Ask Audrey: I tried tantric sex with my yoga instructor once and we managed 47 minutes before the bus arrived at Parnell Place

Got a problem? Ask Audrey...

How’re oo’ goin’ on? Herself is after falling in with a group of radical Sting fans back in Ballydehob, and didn’t she come home the other night and say we should try Tantric sex. I said that’s grand for people in Tantria, but we live four miles outside Skibbereen. She gave me one of her looks and said go off and do your research. So, what’s the crack with the Tantric sex? -John Joe Ger Joe, head west from Skibbereen until you meet a man who never read a book that wasn’t about greyhounds.

Tantric sex has been going on for over 5,000 years. (And there was Sting boasting about five hours.) It’s an Eastern spiritual approach to sex, where you delay your orgasm in order to reach fuller union with your partner.

I tried it with my yoga instructor once and we managed 47 minutes. We could have gone on for longer, except the bus arrived at Parnell Place and the driver shouted, “Sorry to spoil yeer fun there now lads, but I have to go on my break.”

C’mere, what’s the story with donuts. I’m back from Australia for a few weeks and half the shops in town do be selling them. I asked for a jam one the other day and the bloke behind the counter started laughing at me, even though he had his hair tied up in a bun. Anyway, what was so funny about asking for a jammy one? -Trevor, Farranree, I didn’t lose any of my accent when I was away, like.

That’s a shame; keep trying. I’m afraid looking for a jam donut is as passé as scoring with a stranger after a Pina Colada promotion. (Great times.) My dim nephew is after opening a chain of donut shops. I said what’s the difference between modern donuts and jammy ones? He said about €1.50 a pop.

I said maybe you’re not as dim as I thought you were.

He said, I am to be honest, but not as the dim as the people who come into my shops, and that’s the main thing Auntie Auds.

Hello old stock. I got talking to this fella the other evening when we were having a pint on the wall in Crookhaven. We were having a good old chinwag until he mentioned his son is in Colaiste Chriost Rí. Sure he might as well send him straight to prison! Can we assume this is the end of Crookhaven? -Reggie, Blackrock and Crookhaven, what’s wrong with Pres or Christians?

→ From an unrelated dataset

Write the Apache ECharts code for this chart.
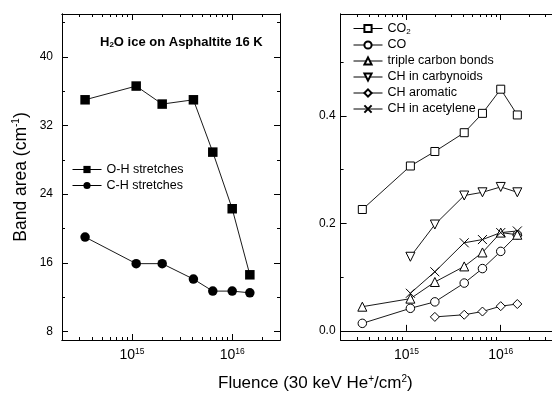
<!DOCTYPE html>
<html><head><meta charset="utf-8">
<script src="https://cdn.jsdelivr.net/npm/echarts@6/dist/echarts.min.js"></script>
<style>html,body{margin:0;padding:0;background:#fff}#c{width:552px;height:399px}</style>
</head><body><div id="c"></div>
<script>
const fluence = [3.4e14, 1.1e15, 2.0e15, 4.1e15, 6.4e15, 1.0e16, 1.5e16];
const ohStretch = [35.0, 36.6, 34.5, 35.0, 28.9, 22.3, 14.6];
const chStretch = [19.0, 15.9, 15.9, 14.1, 12.7, 12.7, 12.5];
const co2 = [0.226, 0.307, 0.334, 0.369, 0.405, 0.450, 0.402];
const co = [0.014, 0.042, 0.054, 0.089, 0.116, 0.148, 0.179];
const tripleC = [0.045, 0.060, 0.091, 0.120, 0.146, 0.183, 0.179];
const chCarbynoid = [null, 0.138, 0.198, 0.252, 0.258, 0.268, 0.258];
const chAromatic = [null, null, 0.026, 0.030, 0.036, 0.046, 0.050];
const chAcetylene = [null, 0.070, 0.110, 0.164, 0.170, 0.183, 0.186];

const xMajorTicks = [1e15, 1e16];
const xMinorTicks = [3e14,4e14,5e14,6e14,7e14,8e14,9e14,2e15,3e15,4e15,5e15,6e15,7e15,8e15,9e15,2e16,3e16];
const leftYLabels = [8, 16, 24, 32, 40];
const leftYMinor = [12, 20, 28, 36, 44];
const rightYLabels = [0.0, 0.2, 0.4];
const rightYMinor = [0.1, 0.3, 0.5];

const FONT = 'Liberation Sans';
const pairs = arr => fluence.map((f, i) => [f, arr[i]]).filter(d => d[1] != null);
const black = '#000';
const lineAx = {show: true, lineStyle: {color: black, width: 1}};

const grids = [
  {left: 62, top: 14, width: 218, height: 326, xmin: 2e14, xmax: 3e16},
  {left: 340.6, top: 14, width: 213, height: 326, xmin: 2e14, xmax: 3.5e16}
];

const xAxes = [], yAxes = [];
grids.forEach((g, gi) => {
  const lmin = Math.log10(g.xmin), lmax = Math.log10(g.xmax);
  xAxes.push({gridIndex: gi, type: 'log', logBase: 10, min: g.xmin, max: g.xmax, show: false});
  [['bottom', 6, xMajorTicks, true], ['bottom', 3, xMinorTicks, false], ['top', 6, xMajorTicks, false], ['top', 3, xMinorTicks, false]].forEach(([pos, len, ticks, lab]) => {
    xAxes.push({
      gridIndex: gi, type: 'value', position: pos, min: lmin, max: lmax,
      axisLine: lineAx, splitLine: {show: false},
      axisTick: {show: true, inside: true, length: len, lineStyle: {color: black, width: 1}, customValues: ticks.map(Math.log10)},
      axisLabel: lab ? {
        show: true, customValues: ticks.map(Math.log10), margin: 7,
        formatter: v => '{b|10}{sup|' + Math.round(v) + '}',
        color: black, fontFamily: FONT, fontSize: 14,
        rich: {b: {fontSize: 14, fontFamily: FONT, color: black},
               sup: {fontSize: 8.5, fontFamily: FONT, color: black, verticalAlign: 'top', padding: [0, 0, 8, 0]}}
      } : {show: false}
    });
  });
});

// left panel y axes
const ly = {min: 7, max: 45};
[['left', 6, leftYLabels, true], ['left', 3, leftYMinor, false], ['right', 6, leftYLabels, false], ['right', 3, leftYMinor, false]].forEach(([pos, len, ticks, lab], k) => {
  yAxes.push({
    gridIndex: 0, type: 'value', position: pos, min: ly.min, max: ly.max,
    axisLine: lineAx, splitLine: {show: false},
    axisTick: {show: true, inside: true, length: len, lineStyle: {color: black}, customValues: ticks},
    axisLabel: lab ? {show: true, customValues: ticks, margin: 9, color: black, fontFamily: FONT, fontSize: 12} : {show: false},
    name: k === 0 ? 'Band area (cm{sup|-1})' : '',
    nameLocation: 'middle', nameGap: 31, nameRotate: 90,
    nameTextStyle: {fontFamily: FONT, fontSize: 17.5, color: black,
      rich: {sup: {fontSize: 10, fontFamily: FONT, color: black, verticalAlign: 'top', padding: [0, 0, 10, 0]}}}
  });
});
// right panel y axes
const ry = {min: -0.017, max: 0.59};
[['left', 6, rightYLabels, true], ['left', 3, rightYMinor, false]].forEach(([pos, len, ticks, lab]) => {
  yAxes.push({
    gridIndex: 1, type: 'value', position: pos, min: ry.min, max: ry.max,
    axisLine: lineAx, splitLine: {show: false},
    axisTick: {show: true, inside: true, length: len, lineStyle: {color: black}, customValues: ticks},
    axisLabel: lab ? {show: true, customValues: ticks, margin: 5, color: black, fontFamily: FONT, fontSize: 12, formatter: v => v.toFixed(1)} : {show: false}
  });
});

function mkSeries(name, arr, xi, yi, symbol, size, filled, rotate) {
  return {
    name, type: 'line', xAxisIndex: xi, yAxisIndex: yi, data: pairs(arr),
    symbol, symbolSize: size, symbolRotate: rotate || 0, showAllSymbol: true,
    lineStyle: {color: black, width: 0.9},
    itemStyle: filled ? {color: black, borderColor: black, borderWidth: 0}
                      : {color: '#fff', borderColor: black, borderWidth: 1},
    emphasis: {disabled: true}, animation: false, z: 5
  };
}
const XPATH = 'path://M0,0L10,10M10,0L0,10';
const series = [
  mkSeries('O-H stretches', ohStretch, 0, 0, 'rect', 9.5, true),
  mkSeries('C-H stretches', chStretch, 0, 0, 'circle', 9.5, true),
  mkSeries('CO2', co2, 5, 4, 'rect', 8, false),
  mkSeries('CO', co, 5, 4, 'circle', 8.5, false),
  mkSeries('triple carbon bonds', tripleC, 5, 4, 'triangle', 9, false),
  mkSeries('CH in carbynoids', chCarbynoid, 5, 4, 'triangle', 9, false, 180),
  mkSeries('CH aromatic', chAromatic, 5, 4, 'diamond', 9, false),
  mkSeries('CH in acetylene', chAcetylene, 5, 4, XPATH, 9, false)
];

const legText = {fontFamily: FONT, fontSize: 12.5, color: black,
  rich: {sub: {fontFamily: FONT, fontSize: 8, color: black, verticalAlign: 'bottom', padding: [6, 0, 0, 0]}}};

const option = {
  animation: false,
  backgroundColor: '#fff',
  grid: grids.map(g => ({left: g.left, top: g.top, width: g.width, height: g.height})),
  xAxis: xAxes, yAxis: yAxes, series,
  title: [
    {text: 'H{sub|2}O ice on Asphaltite 16 K', left: 100, top: 35, padding: 0,
     textStyle: {fontFamily: FONT, fontSize: 13, fontWeight: 'bold', color: black,
       rich: {sub: {fontFamily: FONT, fontSize: 8, fontWeight: 'bold', color: black, verticalAlign: 'bottom', padding: [6, 0, 0, 0]}}}},
    {text: 'Fluence (30 keV He{sup|+}/cm{sup|2})', left: 218, top: 374, padding: 0,
     textStyle: {fontFamily: FONT, fontSize: 17, fontWeight: 'normal', color: black,
       rich: {sup: {fontFamily: FONT, fontSize: 10, fontWeight: 'normal', color: black, verticalAlign: 'top', padding: [0, 0, 9, 0]}}}}
  ],
  legend: [
    {data: ['O-H stretches', 'C-H stretches'], orient: 'vertical', left: 72, top: 163,
     itemWidth: 29, itemHeight: 9, itemGap: 3, padding: 0, textStyle: legText, selectedMode: false,
     lineStyle: {width: 1}},
    {data: ['CO2', 'CO', 'triple carbon bonds', 'CH in carbynoids', 'CH aromatic', 'CH in acetylene'],
     orient: 'vertical', left: 353, top: 22, itemWidth: 29, itemHeight: 9, itemGap: 3, padding: 0,
     textStyle: legText, selectedMode: false, lineStyle: {width: 1},
     formatter: n => n === 'CO2' ? 'CO{sub|2}' : n}
  ]
};
const chart = echarts.init(document.getElementById('c'), null, {renderer: 'canvas'});
chart.setOption(option);
</script></body></html>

How long have you got? Yes, my sources tell me that Posh Cork now refers to Crook as YoughalHaven. It’s so bad that my Posh Cousin told me she was drinking a €14 gin and tonic down there last weekend, when someone mentioned St Al’s without laughing.

The high net-worth people who were there drifted back towards their Range Rovers and headed for Goleen without saying a word. They were seen in Schull later that night, arguing about who should foot the bill if they put up a Norry-proof wall.

Since that, nothing, they’ve completely disappeared. Who will look down on us now, Reggie?

I’m all set to pick up my 172 C Reg car from the car dealership next month. Is there a way to show that I paid for it in cash, rather than one of those lease deals they brought in for common types? -Clodagh, Rochestown Road, the seats are brown distressed leather, cost a fortune.

Just like your face. It’s true what you say, they’d give a new car to anyone these days.

But Posh Cork didn’t get where it is by being mistaken for a Norry.

That’s why they set up a new Facebook group called You Wouldn’t Catch Me Dead in Turner’s Cross. The idea is you post up a video of that moment in the car dealership when the guy asks if you need finance, at which point you burst out laughing and say, “What do you think I am, a teacher or something?”

Gruetzi from Zurich. I am delighted to see that the new Zurich-Cork flights are going well and am thinking about paying a visit to your ‘second city’. Could you give me some popular local phrases? -Celine, Zurich, we Swiss are not as boring as you might think.

Sorry for the delay, I fell asleep reading your letter.

Anyway, I hear the new flights to Switzerland are a huge hit with Cork men called Ken who don’t want to be bothering the Revenue with their excess profits and the like. Here is a typical conversation you can expect with a local in Cork.

You: “So, Donie, tell me about your ‘second city’.” Donie: “How do you mean second, like?” You: “Well, Dublin is the capital.” Donie: “That’s right, yeah.” You. “So, you are second.” Donie: “Where are you from?” You: “Zurich.” Donie: “Do you consider yourself second to Vienna?” You: “Vienna is in Austria.” Donie: “Answer the question, like.”